-- Start Task data --

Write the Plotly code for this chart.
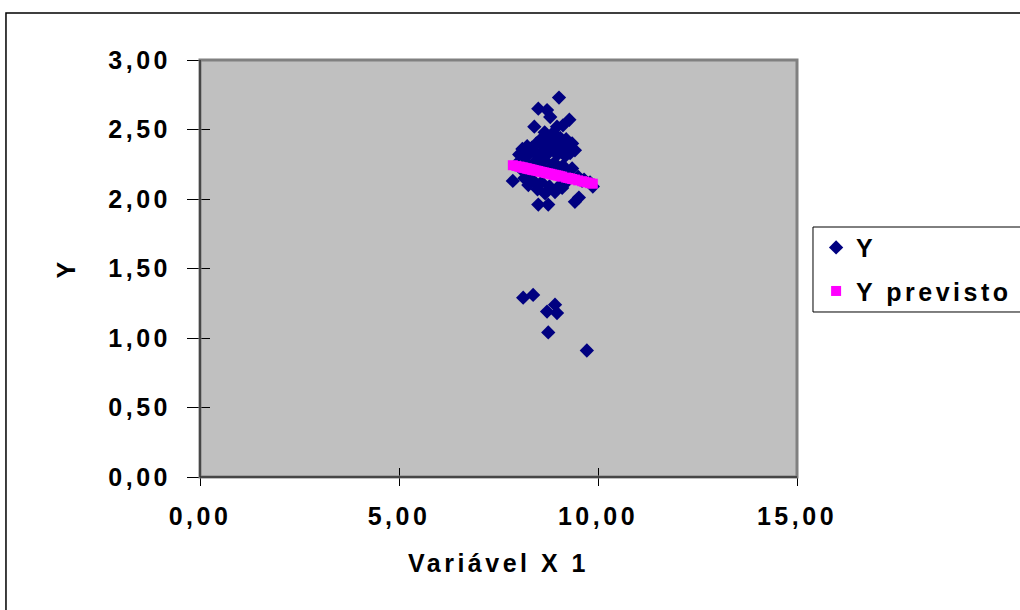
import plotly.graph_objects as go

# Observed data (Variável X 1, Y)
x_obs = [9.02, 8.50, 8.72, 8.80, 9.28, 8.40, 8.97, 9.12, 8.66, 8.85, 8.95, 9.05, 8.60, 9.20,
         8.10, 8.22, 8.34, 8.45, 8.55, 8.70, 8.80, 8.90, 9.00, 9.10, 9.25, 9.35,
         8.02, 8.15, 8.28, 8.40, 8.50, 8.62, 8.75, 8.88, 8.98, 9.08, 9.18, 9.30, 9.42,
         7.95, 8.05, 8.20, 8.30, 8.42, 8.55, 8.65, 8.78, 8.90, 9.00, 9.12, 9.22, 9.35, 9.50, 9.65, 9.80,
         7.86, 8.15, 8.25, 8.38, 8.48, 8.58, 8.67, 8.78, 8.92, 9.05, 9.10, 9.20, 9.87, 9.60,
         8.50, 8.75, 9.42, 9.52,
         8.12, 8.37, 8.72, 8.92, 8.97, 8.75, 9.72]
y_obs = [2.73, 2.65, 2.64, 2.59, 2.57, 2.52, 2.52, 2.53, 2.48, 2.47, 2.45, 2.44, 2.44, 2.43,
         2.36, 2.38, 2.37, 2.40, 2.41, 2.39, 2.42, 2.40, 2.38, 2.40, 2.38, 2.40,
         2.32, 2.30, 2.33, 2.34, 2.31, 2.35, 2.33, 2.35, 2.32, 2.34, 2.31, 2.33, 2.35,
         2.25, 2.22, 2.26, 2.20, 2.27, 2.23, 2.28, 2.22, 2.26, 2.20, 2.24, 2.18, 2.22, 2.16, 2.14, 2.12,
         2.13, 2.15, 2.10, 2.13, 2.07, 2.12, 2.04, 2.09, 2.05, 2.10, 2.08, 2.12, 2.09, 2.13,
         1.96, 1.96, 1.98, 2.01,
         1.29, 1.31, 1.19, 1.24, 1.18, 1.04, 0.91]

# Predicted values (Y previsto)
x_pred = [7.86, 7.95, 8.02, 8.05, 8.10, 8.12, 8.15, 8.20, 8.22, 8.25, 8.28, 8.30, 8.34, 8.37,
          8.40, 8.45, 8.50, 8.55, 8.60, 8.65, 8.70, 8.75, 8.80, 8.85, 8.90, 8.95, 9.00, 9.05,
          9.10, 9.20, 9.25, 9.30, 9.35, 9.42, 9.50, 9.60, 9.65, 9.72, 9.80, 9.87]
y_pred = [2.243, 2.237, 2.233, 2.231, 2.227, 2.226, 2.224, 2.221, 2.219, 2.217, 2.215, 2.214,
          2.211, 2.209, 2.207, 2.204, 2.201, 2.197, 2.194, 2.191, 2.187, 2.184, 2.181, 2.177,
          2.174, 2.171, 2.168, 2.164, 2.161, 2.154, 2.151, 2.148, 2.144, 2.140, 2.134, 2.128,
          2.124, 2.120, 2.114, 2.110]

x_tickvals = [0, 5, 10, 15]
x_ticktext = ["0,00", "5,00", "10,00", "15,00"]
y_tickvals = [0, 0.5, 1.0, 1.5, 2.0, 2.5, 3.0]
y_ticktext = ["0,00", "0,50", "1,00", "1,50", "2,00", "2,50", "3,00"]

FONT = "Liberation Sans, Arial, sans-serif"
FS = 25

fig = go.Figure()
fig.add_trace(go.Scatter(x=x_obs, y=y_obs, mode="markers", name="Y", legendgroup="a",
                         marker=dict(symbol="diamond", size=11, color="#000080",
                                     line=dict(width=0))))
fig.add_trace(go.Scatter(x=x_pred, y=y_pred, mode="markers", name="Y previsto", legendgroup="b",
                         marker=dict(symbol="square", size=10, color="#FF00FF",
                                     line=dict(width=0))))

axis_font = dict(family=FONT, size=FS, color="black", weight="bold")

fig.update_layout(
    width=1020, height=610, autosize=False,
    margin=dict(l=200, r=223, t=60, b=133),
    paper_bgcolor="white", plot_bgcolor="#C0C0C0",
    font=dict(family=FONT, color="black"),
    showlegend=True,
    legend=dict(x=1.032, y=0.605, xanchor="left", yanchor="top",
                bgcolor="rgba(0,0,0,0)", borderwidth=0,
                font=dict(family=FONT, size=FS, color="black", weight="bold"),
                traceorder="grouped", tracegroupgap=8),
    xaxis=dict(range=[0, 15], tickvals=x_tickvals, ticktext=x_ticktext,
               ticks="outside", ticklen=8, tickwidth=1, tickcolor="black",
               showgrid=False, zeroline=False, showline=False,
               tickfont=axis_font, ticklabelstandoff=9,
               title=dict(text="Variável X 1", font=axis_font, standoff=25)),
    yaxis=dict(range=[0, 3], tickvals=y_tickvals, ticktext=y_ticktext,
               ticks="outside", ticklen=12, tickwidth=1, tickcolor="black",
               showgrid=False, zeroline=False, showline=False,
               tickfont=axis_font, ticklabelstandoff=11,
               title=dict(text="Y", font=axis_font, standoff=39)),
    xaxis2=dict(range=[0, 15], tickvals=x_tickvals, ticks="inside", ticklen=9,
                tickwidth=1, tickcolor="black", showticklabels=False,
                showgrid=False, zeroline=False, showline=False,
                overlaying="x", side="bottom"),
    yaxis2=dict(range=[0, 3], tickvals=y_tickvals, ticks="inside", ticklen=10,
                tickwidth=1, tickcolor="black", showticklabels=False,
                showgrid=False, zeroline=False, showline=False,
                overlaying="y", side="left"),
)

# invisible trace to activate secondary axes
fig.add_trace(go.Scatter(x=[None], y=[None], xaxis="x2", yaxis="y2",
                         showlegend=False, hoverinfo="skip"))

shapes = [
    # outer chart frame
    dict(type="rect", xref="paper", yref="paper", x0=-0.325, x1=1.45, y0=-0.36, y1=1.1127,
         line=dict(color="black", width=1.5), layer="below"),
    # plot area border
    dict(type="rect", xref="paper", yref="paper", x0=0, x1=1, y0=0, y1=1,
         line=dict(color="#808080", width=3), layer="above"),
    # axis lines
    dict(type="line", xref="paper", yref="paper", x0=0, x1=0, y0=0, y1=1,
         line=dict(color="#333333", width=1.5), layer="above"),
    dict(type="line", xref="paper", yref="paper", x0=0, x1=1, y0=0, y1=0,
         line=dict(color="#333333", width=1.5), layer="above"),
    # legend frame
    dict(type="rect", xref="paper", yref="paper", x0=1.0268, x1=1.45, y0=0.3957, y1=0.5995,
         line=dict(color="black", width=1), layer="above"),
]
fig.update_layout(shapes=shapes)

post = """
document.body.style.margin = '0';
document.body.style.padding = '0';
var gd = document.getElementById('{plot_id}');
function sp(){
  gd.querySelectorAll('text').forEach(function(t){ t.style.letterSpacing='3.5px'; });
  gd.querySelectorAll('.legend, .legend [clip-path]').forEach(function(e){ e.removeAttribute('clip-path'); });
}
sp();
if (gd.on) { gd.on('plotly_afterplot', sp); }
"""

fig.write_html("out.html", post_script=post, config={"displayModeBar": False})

-- End Task data --
-- Start Task data --

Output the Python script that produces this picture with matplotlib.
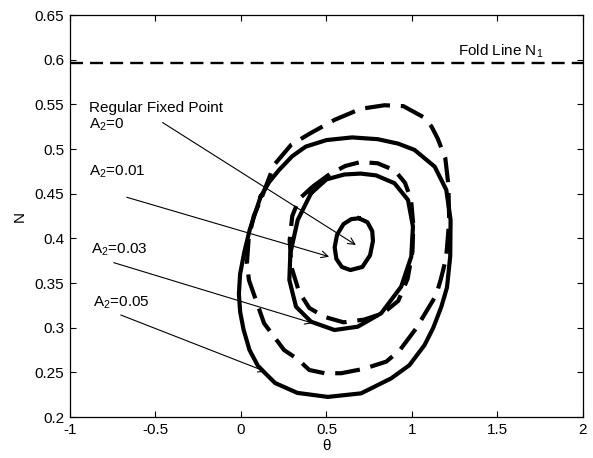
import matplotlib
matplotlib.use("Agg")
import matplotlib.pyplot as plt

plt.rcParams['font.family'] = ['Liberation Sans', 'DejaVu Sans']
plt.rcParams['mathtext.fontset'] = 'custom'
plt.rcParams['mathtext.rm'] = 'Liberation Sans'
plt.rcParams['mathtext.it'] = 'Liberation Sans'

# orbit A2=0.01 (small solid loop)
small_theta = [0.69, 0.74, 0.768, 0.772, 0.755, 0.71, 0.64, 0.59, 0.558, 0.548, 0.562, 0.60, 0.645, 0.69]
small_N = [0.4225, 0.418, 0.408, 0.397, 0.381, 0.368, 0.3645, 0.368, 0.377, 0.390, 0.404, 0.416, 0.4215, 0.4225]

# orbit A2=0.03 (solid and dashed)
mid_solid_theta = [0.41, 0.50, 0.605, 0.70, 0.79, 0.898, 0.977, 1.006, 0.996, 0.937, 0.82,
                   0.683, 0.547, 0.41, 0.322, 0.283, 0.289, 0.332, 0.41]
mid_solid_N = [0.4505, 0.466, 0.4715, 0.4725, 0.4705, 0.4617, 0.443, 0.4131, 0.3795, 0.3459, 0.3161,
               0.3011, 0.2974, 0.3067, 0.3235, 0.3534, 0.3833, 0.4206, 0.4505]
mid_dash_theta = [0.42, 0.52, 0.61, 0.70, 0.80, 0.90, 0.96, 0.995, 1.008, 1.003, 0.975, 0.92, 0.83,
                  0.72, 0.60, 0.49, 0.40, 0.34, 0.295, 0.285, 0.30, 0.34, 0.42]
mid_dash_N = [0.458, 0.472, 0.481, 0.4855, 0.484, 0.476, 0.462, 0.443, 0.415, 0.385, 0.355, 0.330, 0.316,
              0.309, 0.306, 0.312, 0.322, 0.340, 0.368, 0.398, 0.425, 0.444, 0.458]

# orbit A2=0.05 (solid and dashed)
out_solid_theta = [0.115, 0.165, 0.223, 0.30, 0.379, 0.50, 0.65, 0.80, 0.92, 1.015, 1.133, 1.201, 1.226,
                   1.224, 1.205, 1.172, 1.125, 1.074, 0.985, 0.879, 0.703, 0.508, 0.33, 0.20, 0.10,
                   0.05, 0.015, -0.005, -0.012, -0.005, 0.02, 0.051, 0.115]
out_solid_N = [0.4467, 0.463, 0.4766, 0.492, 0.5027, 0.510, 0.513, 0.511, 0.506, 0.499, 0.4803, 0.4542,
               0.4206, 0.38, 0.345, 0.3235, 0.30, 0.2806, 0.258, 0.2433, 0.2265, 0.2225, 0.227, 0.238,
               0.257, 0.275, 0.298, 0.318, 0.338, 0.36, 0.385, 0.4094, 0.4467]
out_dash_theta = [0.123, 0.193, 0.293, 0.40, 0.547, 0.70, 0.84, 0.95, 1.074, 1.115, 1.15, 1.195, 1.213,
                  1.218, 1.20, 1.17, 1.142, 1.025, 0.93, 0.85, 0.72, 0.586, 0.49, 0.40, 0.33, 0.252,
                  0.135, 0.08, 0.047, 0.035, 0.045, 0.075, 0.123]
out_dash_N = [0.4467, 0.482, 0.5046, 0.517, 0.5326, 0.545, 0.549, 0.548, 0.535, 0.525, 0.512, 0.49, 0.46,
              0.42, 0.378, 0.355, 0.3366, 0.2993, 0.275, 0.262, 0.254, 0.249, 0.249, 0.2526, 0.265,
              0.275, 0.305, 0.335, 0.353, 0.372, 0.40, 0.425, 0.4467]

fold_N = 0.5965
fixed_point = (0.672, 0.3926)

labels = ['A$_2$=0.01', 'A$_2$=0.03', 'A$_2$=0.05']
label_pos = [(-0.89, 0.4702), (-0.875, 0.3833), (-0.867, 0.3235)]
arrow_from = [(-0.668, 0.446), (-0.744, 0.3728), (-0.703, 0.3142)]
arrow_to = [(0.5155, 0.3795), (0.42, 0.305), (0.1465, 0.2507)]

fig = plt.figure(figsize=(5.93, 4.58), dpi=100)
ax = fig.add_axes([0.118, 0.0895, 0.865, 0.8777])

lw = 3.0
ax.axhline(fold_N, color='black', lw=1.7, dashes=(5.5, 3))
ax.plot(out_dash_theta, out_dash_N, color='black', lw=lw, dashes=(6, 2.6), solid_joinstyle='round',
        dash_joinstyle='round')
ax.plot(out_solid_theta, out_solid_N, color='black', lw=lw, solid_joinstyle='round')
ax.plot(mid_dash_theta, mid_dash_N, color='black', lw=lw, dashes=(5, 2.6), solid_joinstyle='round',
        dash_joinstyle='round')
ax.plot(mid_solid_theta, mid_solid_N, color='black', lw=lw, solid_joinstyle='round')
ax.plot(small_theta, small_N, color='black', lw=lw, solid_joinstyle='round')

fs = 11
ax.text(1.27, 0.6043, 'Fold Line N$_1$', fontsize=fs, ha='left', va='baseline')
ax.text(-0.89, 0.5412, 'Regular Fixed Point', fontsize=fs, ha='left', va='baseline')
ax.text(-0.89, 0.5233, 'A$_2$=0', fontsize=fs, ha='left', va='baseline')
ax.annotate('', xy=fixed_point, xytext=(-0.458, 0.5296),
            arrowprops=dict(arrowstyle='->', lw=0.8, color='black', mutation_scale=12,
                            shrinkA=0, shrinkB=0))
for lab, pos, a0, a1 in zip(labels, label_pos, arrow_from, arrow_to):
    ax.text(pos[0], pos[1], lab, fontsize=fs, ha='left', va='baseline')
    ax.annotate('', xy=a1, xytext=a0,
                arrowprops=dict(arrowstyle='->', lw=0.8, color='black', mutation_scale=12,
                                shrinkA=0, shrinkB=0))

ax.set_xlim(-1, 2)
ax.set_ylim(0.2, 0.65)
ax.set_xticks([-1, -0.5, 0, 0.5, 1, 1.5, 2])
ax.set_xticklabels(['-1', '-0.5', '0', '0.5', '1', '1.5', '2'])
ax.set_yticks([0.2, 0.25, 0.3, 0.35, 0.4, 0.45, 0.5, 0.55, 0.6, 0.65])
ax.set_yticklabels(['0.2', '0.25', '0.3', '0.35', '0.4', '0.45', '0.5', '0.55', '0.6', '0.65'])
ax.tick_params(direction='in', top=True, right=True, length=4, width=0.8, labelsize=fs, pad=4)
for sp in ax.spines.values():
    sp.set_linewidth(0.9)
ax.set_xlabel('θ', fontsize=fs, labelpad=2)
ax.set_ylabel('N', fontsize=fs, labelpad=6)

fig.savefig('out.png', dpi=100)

-- End Task data --

Directive: Nothing but the lines from the one containing "Write the Plotly code for this chart." through the one containing "1.29, 1.31, 1.19, 1.24, 1.18, 1.04, 0.91]" should be echoed, each exactly as it stands; pictures are excluded.

Completed task:
Write the Plotly code for this chart.
import plotly.graph_objects as go

# Observed data (Variável X 1, Y)
x_obs = [9.02, 8.50, 8.72, 8.80, 9.28, 8.40, 8.97, 9.12, 8.66, 8.85, 8.95, 9.05, 8.60, 9.20,
         8.10, 8.22, 8.34, 8.45, 8.55, 8.70, 8.80, 8.90, 9.00, 9.10, 9.25, 9.35,
         8.02, 8.15, 8.28, 8.40, 8.50, 8.62, 8.75, 8.88, 8.98, 9.08, 9.18, 9.30, 9.42,
         7.95, 8.05, 8.20, 8.30, 8.42, 8.55, 8.65, 8.78, 8.90, 9.00, 9.12, 9.22, 9.35, 9.50, 9.65, 9.80,
         7.86, 8.15, 8.25, 8.38, 8.48, 8.58, 8.67, 8.78, 8.92, 9.05, 9.10, 9.20, 9.87, 9.60,
         8.50, 8.75, 9.42, 9.52,
         8.12, 8.37, 8.72, 8.92, 8.97, 8.75, 9.72]
y_obs = [2.73, 2.65, 2.64, 2.59, 2.57, 2.52, 2.52, 2.53, 2.48, 2.47, 2.45, 2.44, 2.44, 2.43,
         2.36, 2.38, 2.37, 2.40, 2.41, 2.39, 2.42, 2.40, 2.38, 2.40, 2.38, 2.40,
         2.32, 2.30, 2.33, 2.34, 2.31, 2.35, 2.33, 2.35, 2.32, 2.34, 2.31, 2.33, 2.35,
         2.25, 2.22, 2.26, 2.20, 2.27, 2.23, 2.28, 2.22, 2.26, 2.20, 2.24, 2.18, 2.22, 2.16, 2.14, 2.12,
         2.13, 2.15, 2.10, 2.13, 2.07, 2.12, 2.04, 2.09, 2.05, 2.10, 2.08, 2.12, 2.09, 2.13,
         1.96, 1.96, 1.98, 2.01,
         1.29, 1.31, 1.19, 1.24, 1.18, 1.04, 0.91]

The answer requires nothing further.